3rd Sunday of Advent (B)


3rd. Sunday of Advent (B) Jn 1:6-8, 19-28 – Dec. 17, 2017

The spirit of the Lord GOD is upon me, because the LORD has anointed me; he has sent me to bring glad tidings to the poor.“

A simple story we hear today: "There was a man named John, sent by God to give testimony to the Light so that all might believe through him." There are three key words that give us a clear idea of who John the Baptist was, the verbs sent, give testimony, and believe. Then when people want to know more about the reason why is he baptizing, he quotes the Old Testament Isaiah:"I am the voice of one crying out in the desert, make straight the way of the Lord." Being sent identifies an apostle, and giving testimony identifies a martyr. And John was both. He was an apostle because he was sent to proclaim the coming of the Christ and his kingdom, and he was a martyr because he gave testimony with his blood to the truth. As John pointed Jesus as the Lamb of God we came to believe.

Like John the Baptist, we members of the Church, bishops, priests, and lay people as well, are also called to be apostles and witnesses. This is our common mission as baptized. We share our faith with others and they believe because of our life testimony. People need new John the Baptists to point to Jesus and we are called to be John the Baptist for them today.

Young people, children, adults, believers and non believers need our witness to Christ in words, but especially in deeds. Only a few days before Christmas let us think of something important or simple we can do in our parish, in our neighborhood, or in our own families, to let people know that Jesus once came, is among us and will come again.
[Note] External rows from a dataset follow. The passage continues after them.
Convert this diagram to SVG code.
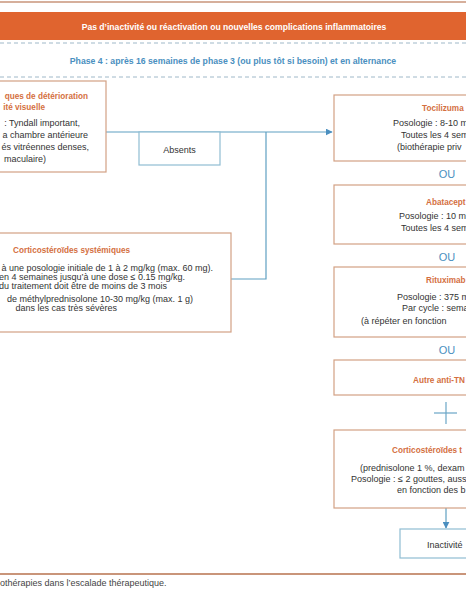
<svg xmlns="http://www.w3.org/2000/svg" width="466" height="600" viewBox="0 0 466 600">
<defs>
<style>
.t{font-family:"Liberation Sans",Arial,sans-serif;}
.body{font-size:9px;fill:#333;}
.ttl{font-size:8.2px;font-weight:bold;fill:#d4703f;}
.box{fill:#fff;stroke:#d2a184;stroke-width:1.2;}
.bbox{fill:#fff;stroke:#8fbdd2;stroke-width:1.2;}
.ln{fill:none;stroke:#5fa0c2;stroke-width:1.2;}
.ou{font-size:11px;fill:#4a8fc0;}
</style>
<marker id="ar" viewBox="0 0 10 10" refX="9" refY="5" markerWidth="7" markerHeight="7" orient="auto" markerUnits="userSpaceOnUse">
<path d="M0,0 L10,5 L0,10 z" fill="#4a8fc0"/>
</marker>
</defs>
<rect width="466" height="600" fill="#fff"/>
<line x1="0" y1="2" x2="466" y2="2" stroke="#c9957a" stroke-width="1.5"/>
<g id="banner">
<rect x="0" y="12" width="466" height="28" fill="#e0642f"/>
<text class="t" x="234" y="29.5" text-anchor="middle" font-size="8.6" font-weight="bold" fill="#fff">Pas d’inactivité ou réactivation ou nouvelles complications inflammatoires</text>
</g>
<g id="phase">
<line x1="0" y1="43" x2="466" y2="43" stroke="#9fb8c8" stroke-width="1" stroke-dasharray="4,3"/>
<line x1="0" y1="77" x2="466" y2="77" stroke="#9fb8c8" stroke-width="1" stroke-dasharray="4,3"/>
<text class="t" x="233" y="63.5" text-anchor="middle" font-size="8.7" font-weight="bold" fill="#4a8fc0">Phase 4 : après 16 semaines de phase 3 (ou plus tôt si besoin) et en alternance</text>
</g>
<g id="connectors">
<line class="ln" x1="106" y1="132" x2="332" y2="132" marker-end="url(#ar)"/>
<polyline class="ln" points="231,279 266,279 266,132"/>
<line class="ln" x1="446" y1="508" x2="446" y2="528" marker-end="url(#ar)"/>
</g>
<g id="signes">
<rect class="box" x="-5" y="81" width="111" height="91"/>
<text class="t ttl" x="88" y="99" text-anchor="end">ques de détérioration</text>
<text class="t ttl" x="45" y="110" text-anchor="end">ité visuelle</text>
<text class="t body" x="80" y="126" text-anchor="end">: Tyndall important,</text>
<text class="t body" x="88" y="138" text-anchor="end">a chambre antérieure</text>
<text class="t body" x="89" y="150" text-anchor="end">és vitréennes denses,</text>
<text class="t body" x="46" y="162" text-anchor="end">maculaire)</text>
</g>
<g id="absents">
<rect class="bbox" x="139" y="132" width="81" height="33"/>
<text class="t" x="179.5" y="152.5" text-anchor="middle" font-size="9" fill="#333">Absents</text>
</g>
<g id="cortico-sys">
<rect class="box" x="-5" y="233" width="236" height="99"/>
<text class="t ttl" x="130" y="253" text-anchor="end">Corticostéroïdes systémiques</text>
<text class="t body" x="213" y="271" text-anchor="end">à une posologie initiale de 1 à 2 mg/kg (max. 60 mg).</text>
<text class="t body" x="185" y="280" text-anchor="end">en 4 semaines jusqu’à une dose ≤ 0.15 mg/kg.</text>
<text class="t body" x="167" y="289" text-anchor="end">du traitement doit être de moins de 3 mois</text>
<text class="t body" x="193" y="302" text-anchor="end">de méthylprednisolone 10-30 mg/kg (max. 1 g)</text>
<text class="t body" x="117" y="311" text-anchor="end">dans les cas très sévères</text>
</g>
<g id="tocilizumab">
<rect class="box" x="334" y="95" width="140" height="66"/>
<text class="t ttl" x="422" y="111">Tocilizuma</text>
<text class="t body" x="393" y="126">Posologie : 8-10 m</text>
<text class="t body" x="401" y="138">Toutes les 4 sem</text>
<text class="t body" x="397" y="150">(biothérapie priv</text>
</g>
<text class="t ou" x="447" y="178" text-anchor="middle">OU</text>
<g id="abatacept">
<rect class="box" x="334" y="185" width="140" height="59"/>
<text class="t ttl" x="426" y="205">Abatacept</text>
<text class="t body" x="399" y="219">Posologie : 10 m</text>
<text class="t body" x="401" y="231">Toutes les 4 sem</text>
</g>
<text class="t ou" x="447" y="261" text-anchor="middle">OU</text>
<g id="rituximab">
<rect class="box" x="334" y="267" width="140" height="70"/>
<text class="t ttl" x="426" y="283">Rituximab</text>
<text class="t body" x="397" y="300">Posologie : 375 m</text>
<text class="t body" x="402" y="311">Par cycle : semai</text>
<text class="t body" x="361" y="324">(à répéter en fonction</text>
</g>
<text class="t ou" x="447" y="354" text-anchor="middle">OU</text>
<g id="antitnf">
<rect class="box" x="334" y="360" width="140" height="35"/>
<text class="t ttl" x="413" y="383">Autre anti-TN</text>
</g>
<g id="plus">
<line x1="434" y1="413" x2="457" y2="413" stroke="#6aa6c6" stroke-width="1.2"/>
<line x1="446" y1="402" x2="446" y2="424" stroke="#6aa6c6" stroke-width="1.2"/>
</g>
<g id="cortico-top">
<rect class="box" x="334" y="430" width="140" height="78"/>
<text class="t ttl" x="392" y="453">Corticostéroïdes t</text>
<text class="t body" x="360" y="471">(prednisolone 1 %, dexam</text>
<text class="t body" x="351" y="482">Posologie : ≤ 2 gouttes, auss</text>
<text class="t body" x="397" y="493">en fonction des b</text>
</g>
<g id="inactivite">
<rect class="bbox" x="400" y="529" width="74" height="29"/>
<text class="t" x="427" y="547.5" font-size="9" fill="#333">Inactivité</text>
</g>
<line x1="0" y1="574" x2="466" y2="574" stroke="#c9957a" stroke-width="2"/>
<text class="t" x="0" y="586" font-size="9" fill="#444">othérapies dans l’escalade thérapeutique.</text>
</svg>
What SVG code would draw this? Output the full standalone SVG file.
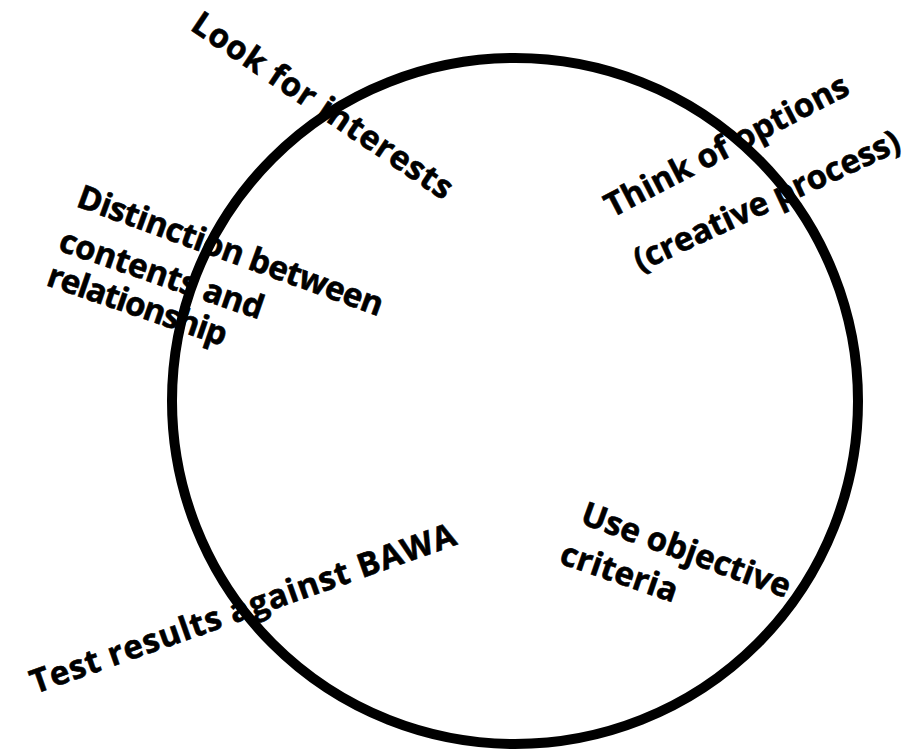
<svg xmlns="http://www.w3.org/2000/svg" width="913" height="751" viewBox="0 0 913 751">
<style>
.lbl{font-family:"Open Sans","DejaVu Sans",sans-serif;font-weight:bold;font-size:33px;fill:#000;stroke:#000;stroke-width:0.6}
.ring{fill:none;stroke:#000;stroke-width:10}
</style>
<rect width="913" height="751" fill="#fff"/>
<g id="cycle"><circle class="ring" cx="515" cy="401" r="343"/></g>
<g id="connectors"></g>
<g id="look-for-interests"><text class="lbl" transform="translate(189,29) rotate(34)" textLength="307">Look for interests</text></g>
<g id="think-of-options"><text class="lbl" transform="translate(612,218) rotate(-27.5)" textLength="270">Think of options</text>
<text class="lbl" transform="translate(640,272) rotate(-25)" textLength="290">(creative process)</text></g>
<g id="distinction"><text class="lbl" transform="translate(75,206) rotate(20)" textLength="323">Distinction between</text>
<text class="lbl" transform="translate(57,250) rotate(19)" textLength="214">contents and</text>
<text class="lbl" transform="translate(45,285) rotate(19)" textLength="188">relationship</text></g>
<g id="objective-criteria"><text class="lbl" transform="translate(579,523) rotate(20)" textLength="220">Use objective</text>
<text class="lbl" transform="translate(558,563) rotate(19)" textLength="122">criteria</text></g>
<g id="test-results"><text class="lbl" transform="translate(35,694) rotate(-19.5)" textLength="449">Test results against BAWA</text></g>
</svg>
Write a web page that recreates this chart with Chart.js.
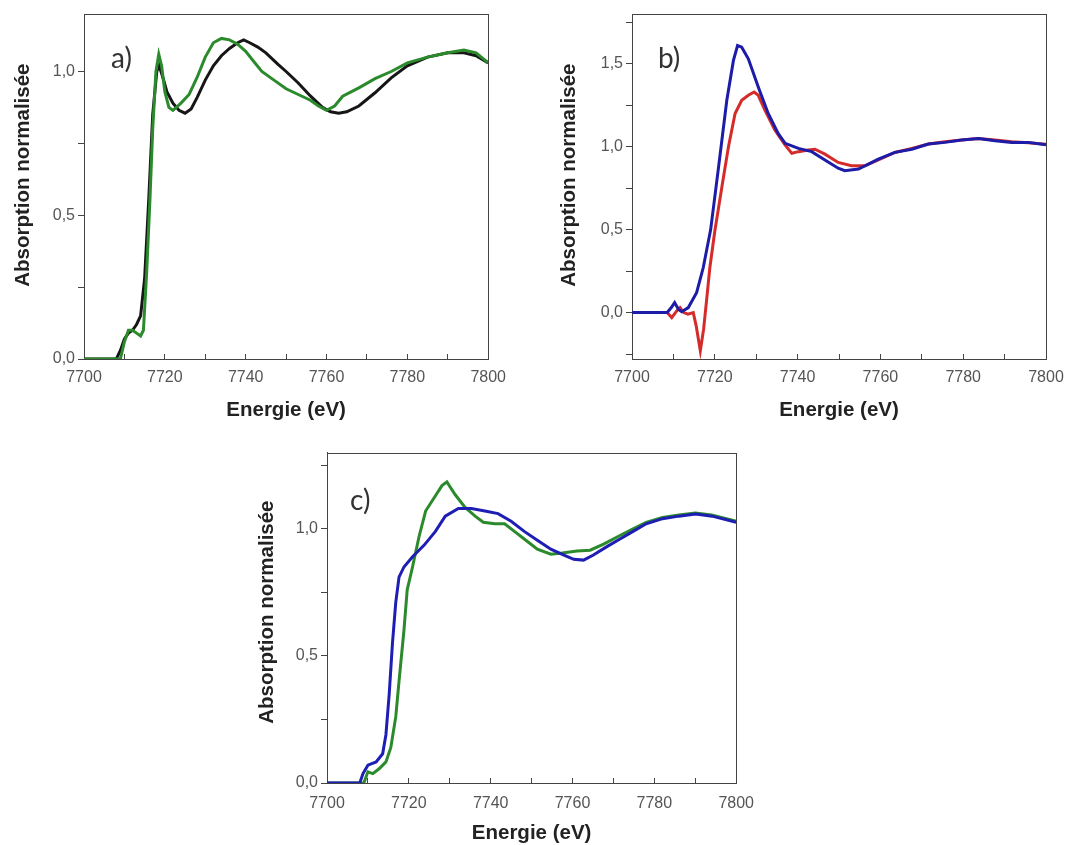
<!DOCTYPE html>
<html>
<head>
<meta charset="utf-8">
<script src="https://cdn.jsdelivr.net/npm/chart.js@4.4.0/dist/chart.umd.min.js"></script>
<style>
  body { margin: 0; background: #fff; width: 1085px; height: 845px; overflow: hidden; position: relative; }
  canvas { position: absolute; }
</style>
</head>
<body>
<canvas id="chartA" width="520" height="430" style="left:0;top:0"></canvas>
<canvas id="chartB" width="540" height="430" style="left:545px;top:0"></canvas>
<canvas id="chartC" width="530" height="405" style="left:240px;top:440px"></canvas>
<script>
// tick values
const energyTicks = [7700, 7710, 7720, 7730, 7740, 7750, 7760, 7770, 7780, 7790, 7800];
const yTicksA = [0, 0.25, 0.5, 0.75, 1.0];
const yTicksB = [-0.25, 0, 0.25, 0.5, 0.75, 1.0, 1.25, 1.5, 1.75];
const yTicksC = [0, 0.25, 0.5, 0.75, 1.0, 1.25];

// a) black and green spectra
const energyA_black = [7700, 7708, 7709, 7710, 7711, 7712, 7713, 7714, 7715, 7716, 7717, 7718, 7718.6, 7719.5, 7720.5, 7722, 7723.5, 7725, 7726.5, 7728, 7730, 7732, 7734, 7736, 7738, 7739.5, 7741, 7743, 7745, 7748, 7750, 7753, 7756, 7759, 7761, 7763, 7765, 7768, 7772, 7776, 7780, 7785, 7790, 7794, 7797, 7800];
const absA_black = [0, 0, 0.03, 0.07, 0.09, 0.1, 0.12, 0.15, 0.28, 0.55, 0.85, 1.0, 1.02, 0.98, 0.93, 0.89, 0.865, 0.855, 0.87, 0.91, 0.97, 1.02, 1.055, 1.08, 1.1, 1.11, 1.1, 1.085, 1.065, 1.025, 1.0, 0.96, 0.915, 0.875, 0.86, 0.855, 0.86, 0.88, 0.926, 0.978, 1.02, 1.05, 1.065, 1.065, 1.055, 1.03];
const energyA_green = [7700, 7709, 7710, 7711, 7712, 7713, 7714, 7714.7, 7715.5, 7716.3, 7717, 7717.8, 7718.5, 7719.2, 7720, 7721, 7722, 7724, 7726, 7728, 7730, 7732, 7734, 7736, 7738, 7740, 7742, 7744, 7747, 7750, 7753, 7756, 7758, 7760, 7762, 7764, 7768, 7772, 7776, 7780, 7785, 7790, 7794, 7797, 7800];
const absA_green = [0, 0, 0.06, 0.1, 0.1, 0.09, 0.08, 0.1, 0.3, 0.55, 0.8, 1.0, 1.06, 1.02, 0.93, 0.875, 0.865, 0.89, 0.92, 0.98, 1.05, 1.1, 1.115, 1.11, 1.095, 1.07, 1.035, 1.0, 0.97, 0.94, 0.92, 0.9, 0.88, 0.865, 0.88, 0.914, 0.943, 0.975, 1.0, 1.03, 1.05, 1.065, 1.075, 1.065, 1.03];

// b) blue and red spectra
const energyB_blue = [7700, 7708.5, 7709.5, 7710.3, 7711.2, 7712, 7713.6, 7715.6, 7717.2, 7719, 7720.9, 7722.9, 7724.5, 7725.5, 7726.5, 7728.1, 7730.5, 7732.9, 7735.3, 7737, 7740.2, 7743.4, 7746.6, 7749.8, 7751.4, 7754.7, 7759.5, 7763.5, 7767.6, 7771.6, 7775.6, 7779.6, 7783.7, 7787.7, 7791.7, 7795.7, 7800];
const absB_blue = [0, 0, 0.03, 0.06, 0.02, 0.005, 0.03, 0.12, 0.27, 0.5, 0.875, 1.28, 1.52, 1.61, 1.6, 1.53, 1.36, 1.2, 1.08, 1.02, 0.99, 0.97, 0.92, 0.87, 0.855, 0.865, 0.925, 0.966, 0.985, 1.016, 1.026, 1.04, 1.05, 1.036, 1.026, 1.026, 1.012];
const energyB_red = [7700, 7708.5, 7709.6, 7710.8, 7711.6, 7712.5, 7713.5, 7714.8, 7715.5, 7716.5, 7717.3, 7718.2, 7718.8, 7720, 7721.7, 7723.3, 7724.9, 7726.5, 7728.1, 7729.5, 7730.5, 7732.1, 7734.5, 7737, 7738.6, 7740.2, 7742.6, 7744.2, 7746.6, 7749.8, 7753, 7756.3, 7759.5, 7763.5, 7767.6, 7771.6, 7775.6, 7779.6, 7783.7, 7787.7, 7791.7, 7795.7, 7800];
const absB_red = [0, 0, -0.03, 0.01, 0.03, 0.0, -0.01, 0.0, -0.08, -0.23, -0.1, 0.12, 0.27, 0.49, 0.755, 1.0, 1.2, 1.28, 1.31, 1.33, 1.31, 1.22, 1.1, 1.01, 0.96, 0.97, 0.98, 0.985, 0.955, 0.905, 0.885, 0.885, 0.92, 0.965, 0.99, 1.016, 1.03, 1.04, 1.05, 1.04, 1.03, 1.024, 1.015];

// c) blue and green spectra
const energyC_blue = [7700, 7708, 7708.8, 7710, 7712, 7713.6, 7714.4, 7715.2, 7716, 7716.8, 7717.6, 7718.8, 7720.9, 7723.7, 7726.5, 7728.9, 7732.1, 7735.3, 7738.6, 7741.8, 7745, 7748.2, 7751.4, 7754.7, 7757.9, 7760.3, 7762.7, 7765.1, 7768.4, 7771.6, 7774.8, 7778, 7782, 7786, 7790.1, 7794.1, 7800];
const absC_blue = [0, 0, 0.037, 0.07, 0.083, 0.115, 0.19, 0.35, 0.55, 0.71, 0.81, 0.85, 0.89, 0.935, 0.99, 1.05, 1.08, 1.08, 1.07, 1.06, 1.03, 0.99, 0.955, 0.92, 0.897, 0.88, 0.877, 0.897, 0.93, 0.96, 0.99, 1.02, 1.04, 1.05, 1.058, 1.05, 1.026];
const energyC_green = [7700, 7709, 7710, 7711.2, 7712.8, 7714.4, 7715.6, 7716.8, 7717.6, 7718.8, 7719.6, 7720.9, 7722.5, 7724.1, 7726.5, 7728.1, 7729.3, 7731.3, 7733.7, 7736.2, 7738.2, 7741, 7743.4, 7745.8, 7748.2, 7751.4, 7754.7, 7757.5, 7761.1, 7764.3, 7767.6, 7771.6, 7774.8, 7778, 7782, 7786, 7790, 7794, 7800];
const absC_green = [0, 0, 0.044, 0.037, 0.057, 0.083, 0.14, 0.26, 0.4, 0.6, 0.76, 0.85, 0.97, 1.07, 1.13, 1.17, 1.185, 1.135, 1.085, 1.05, 1.026, 1.02, 1.02, 0.99, 0.96, 0.92, 0.9, 0.905, 0.913, 0.916, 0.94, 0.974, 1.0, 1.025, 1.045, 1.055, 1.062, 1.055, 1.03];

const FONT = "'Liberation Sans', Arial, sans-serif";

function pts(xs, ys) {
    return xs.map((x, i) => ({ x: x, y: ys[i] }));
}

function line(xs, ys, color) {
    return {
        data: pts(xs, ys),
        borderColor: color,
        borderWidth: 3,
        pointRadius: 0,
        showLine: true,
        tension: 0
    };
}

// box around plot + panel letter
const panelFrame = {
    id: 'panelFrame',
    beforeDatasetsDraw(chart) {
        const { ctx, chartArea: a } = chart;
        ctx.save();
        ctx.strokeStyle = '#444';
        ctx.lineWidth = 1;
        ctx.strokeRect(Math.round(a.left) + 0.5, Math.round(a.top) + 0.5, Math.round(a.width), Math.round(a.height));
        ctx.restore();
    },
    afterDraw(chart, args, opts) {
        const { ctx, chartArea: a } = chart;
        ctx.save();
        ctx.fillStyle = '#333';
        ctx.font = "28px Lato, 'Open Sans', sans-serif";
        ctx.textBaseline = 'middle';
        ctx.fillText(opts.text, a.left + opts.dx, a.top + opts.dy);
        ctx.restore();
    }
};

function makeOptions(p) {
    return {
        responsive: false,
        animation: false,
        layout: { padding: { top: p.top, right: p.right, left: 0, bottom: 0 } },
        plugins: {
            legend: { display: false },
            tooltip: { enabled: false },
            panelFrame: { text: p.label, dx: p.labelDx, dy: p.labelDy }
        },
        scales: {
            x: {
                type: 'linear',
                min: 7700,
                max: 7800,
                afterFit: s => { s.height = p.xHeight; },
                afterBuildTicks: s => { s.ticks = energyTicks.map(v => ({ value: v })); },
                ticks: {
                    autoSkip: false,
                    maxRotation: 0,
                    padding: p.xTickPad,
                    color: '#555',
                    font: { family: FONT, size: 16 },
                    callback: v => (v % 20 === 0 ? String(v) : '')
                },
                grid: { drawOnChartArea: false, tickLength: -5, color: '#444' },
                border: { color: '#444' },
                title: {
                    display: true,
                    text: 'Energie (eV)',
                    color: '#222',
                    font: { family: FONT, size: 20.5, weight: 'bold' },
                    padding: { top: 0, bottom: p.xTitlePad }
                }
            },
            y: {
                min: p.yMin,
                max: p.yMax,
                afterFit: s => { s.width = p.yWidth; },
                afterBuildTicks: s => { s.ticks = p.yTicks.map(v => ({ value: v })); },
                ticks: {
                    padding: 3,
                    color: '#555',
                    font: { family: FONT, size: 16 },
                    callback: v => (Math.abs(v * 2 - Math.round(v * 2)) < 1e-9 ? v.toFixed(1).replace('.', ',') : '')
                },
                grid: { drawOnChartArea: false, tickLength: 6, color: '#444' },
                border: { color: '#444' },
                title: {
                    display: true,
                    // leading spaces nudge the rotated title upward like the original
                    text: p.yTitleLead + 'Absorption normalisée',
                    color: '#222',
                    font: { family: FONT, size: 20.5, weight: 'bold' },
                    padding: { top: p.yTitlePad, bottom: 0 }
                }
            }
        }
    };
}

window.addEventListener('DOMContentLoaded', () => {
    new Chart(document.getElementById('chartA'), {
        type: 'scatter',
        data: { datasets: [
            line(energyA_green, absA_green, '#2b8a2b'),
            line(energyA_black, absA_black, '#161616')
        ] },
        options: makeOptions({ top: 14, right: 21, yWidth: 84, xHeight: 71, yMin: 0, yMax: 1.2, yTicks: yTicksA,
            xTickPad: 14, xTitlePad: 7, yTitlePad: 11, yTitleLead: '    ', label: 'a)', labelDx: 27, labelDy: 45 }),
        plugins: [panelFrame]
    });

    new Chart(document.getElementById('chartB'), {
        type: 'scatter',
        data: { datasets: [
            line(energyB_blue, absB_blue, '#1c1ca8'),
            line(energyB_red, absB_red, '#d62b2b')
        ] },
        options: makeOptions({ top: 14, right: 39, yWidth: 87, xHeight: 71, yMin: -0.28, yMax: 1.8, yTicks: yTicksB,
            xTickPad: 14, xTitlePad: 7, yTitlePad: 12, yTitleLead: '    ', label: 'b)', labelDx: 26, labelDy: 45 }),
        plugins: [panelFrame]
    });

    new Chart(document.getElementById('chartC'), {
        type: 'scatter',
        data: { datasets: [
            line(energyC_blue, absC_blue, '#1e1eb4'),
            line(energyC_green, absC_green, '#2b8a2b')
        ] },
        options: makeOptions({ top: 7, right: 29, yWidth: 87, xHeight: 62, yMin: 0, yMax: 1.3, yTicks: yTicksC,
            xTickPad: 16, xTitlePad: -1, yTitlePad: 15, yTitleLead: '  ', label: 'c)', labelDx: 23, labelDy: 48 }),
        plugins: [panelFrame]
    });
});
</script>
</body>
</html>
No matter how great or little the action, but that can help others to be happy and can help them realize that God loves them.

We call this third Sunday of Advent “Dominica Gaudete”, Rejoice Sunday, because the message Saint Paul gives us in his Letter to the Thessalonians, in the second reading is: “Rejoice in the Lord always, again I say rejoice.” Our message and our lives must lead our friends and others to rejoice in the Lord.

How can we combine give witness and rejoice? I would like to share with you a little funny story I once heard from a homilist: A professor at the Seminary was trying to teach his students to make their facial expressions harmonize with what they are speaking about. "When you speak of heaven," he said, "let you face light up, let it be irradiated with a heavenly gleam, let your eyes shine with reflected glory. But when you speak of Hell – well, then, your ordinary face will do."

St. Paul teaches us we will find joy by praying without ceasing, giving thanks in all circumstance and refraining from every kind of evil. Any way, let´s smile, we celebrate today Rejoice Sunday. But keep your smile at least for the next two weeks. And do not forget, Rejoice always.